In the second bill of exceptions, the court is asked to instruct the jury that should they be of opinion from the said evidence that Philip Roach made and delivered his negotiable note, payable on demand, to the plaintiff for the balance due him on a final settlement of all accounts, that the plaintiff cannot recover unless he has produced the said note or proved that the same was lost or that the same was cancelled &c.; This bill of exceptions may be disposed of in very few words. The instruction it prays for purports to be founded upon the evidence contained in the former bill, and it asks that if the jury shall believe upon the evidence that Philip Roach did execute and deliver to the plaintiff his negotiable note, payable on demand, then, &c.; Now in the evidence referred to there is not one word contained relative to a negotiable note made and delivered by Philip Roach to the plaintiff or to any other person.
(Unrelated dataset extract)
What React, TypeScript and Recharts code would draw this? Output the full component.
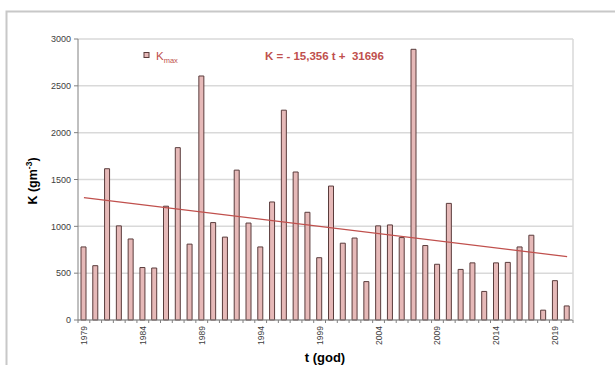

It would have been improper for the jury to have embraced in their contemplation or belief anything concerning a negotiable note, and improper for the court to have given them any instruction concerning a document which was not in the cause, and about which not a title of evidence was adduced from any quarter. In refusing the instructions asked for, as set forth in this second bill, the circuit court have also decided correctly, and this Court, approving its decision upon both the points adjudged by it, doth affirm the judgment of the circuit court.